End of Days by Sylvia Browne

Finally a man named Tim Stoen, a member of the upper echelon of the Peoples Temple organization and Jim Jones’s closest advisor, defected from the group, returned to the United States and formed a group of his own. It was called the Concerned Relatives, and its purpose was to liberate loved ones from the “concentration camp” of Jonestown and the grip of Jim Jones and the Peoples Temple. The Concerned Relatives’ efforts were so effective that in November of 1978, members of the media joined California Congressman Leo Ryan on a fact-finding trip to Guyana.

The residents of Jonestown put on a great display of communal harmony to welcome Congressman Ryan and his companions on their arrival, and Jim Jones assured the visitors that, contrary to the Concerned Relatives’ reports, all members of the Peoples Temple were free to leave the organization and Guyana any time they liked. That claim lost all credibility the next day when one of the reporters received a note from a Jonestown resident asking for help in escaping. A total of sixteen Peoples Temple escapees left for the airstrip with the Ryan party that morning. As they emerged from the truck to board the two planes that were waiting there for them, they were ambushed by a handful of Jim Jones’s gunmen. Congressman Ryan, an escaped resident of Jonestown, and three members of the media were killed. The rest of the group suffered severe injuries.

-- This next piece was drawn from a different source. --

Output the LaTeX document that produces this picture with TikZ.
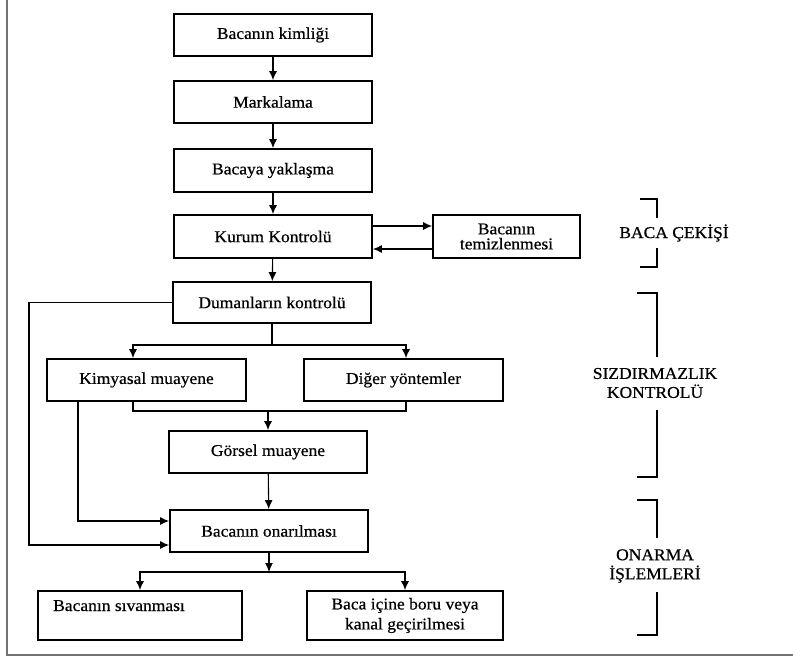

That horror was only the beginning of the unspeakable Jonestown tragedy on November 18, 1978. Jim Jones was well aware that international law enforcement would demand justice for the murders and attempted murders he’d ordered at the airstrip. He also knew that the Peoples Temple could never survive the inevitable impending media scrutiny. And so he gathered the residents of Jonestown in the community center and announced that the time had come for the mass exodus

 

 

 

 

 

 

 

from this evil world they’d prepared for as part of their commitment to him, their messiah, their Second Coming of Christ—in other words, he ordered the “revolutionary suicide” of every member of the Peoples Temple, from the elderly to the helpless children and infants. Most drank Kool-Aid spiked with cyanide and various tranquilizers. Jim Jones took a far easier way out, with a self-inflicted gunshot wound to his head. In the end, solely on his orders, more than nine hundred residents of Jonestown and five people at the nearby Guyana airstrip lost their lives that day. It’s hard to imagine that the nuclear holocaust he warned against with such fervor would have been worse than the cruel deaths the membership of the Peoples Temple suffered at the hands of the man to whom they literally entrusted their lives.

The Branch Davidians

In the early nineteenth century, a man named William Miller founded a group called the Millerites. Among other things, the Millerites predicted that the end of the world, heralded by the Second Coming of Jesus Christ, would occur on October 22, 1844.

When that date came and went fairly uneventfully, October 22, 1844, came to be known to the Millerites, understandably, as the Great Disappointment.

The Millerites picked several more end-of-the-world dates, all based on their interpretation of certain biblical passages. When those dates proved to be as meaningless as had October 22, 1844, the membership of the Millerites declined significantly. Several members, though, persisted in their basic belief in an imminent, ultimate battle between good and evil and in the Second Coming of Christ. In 1863 they formed the Seventh-day Adventists, most definitely a church as opposed to a cult, and still thriving, with a current membership of more than twelve million worldwide.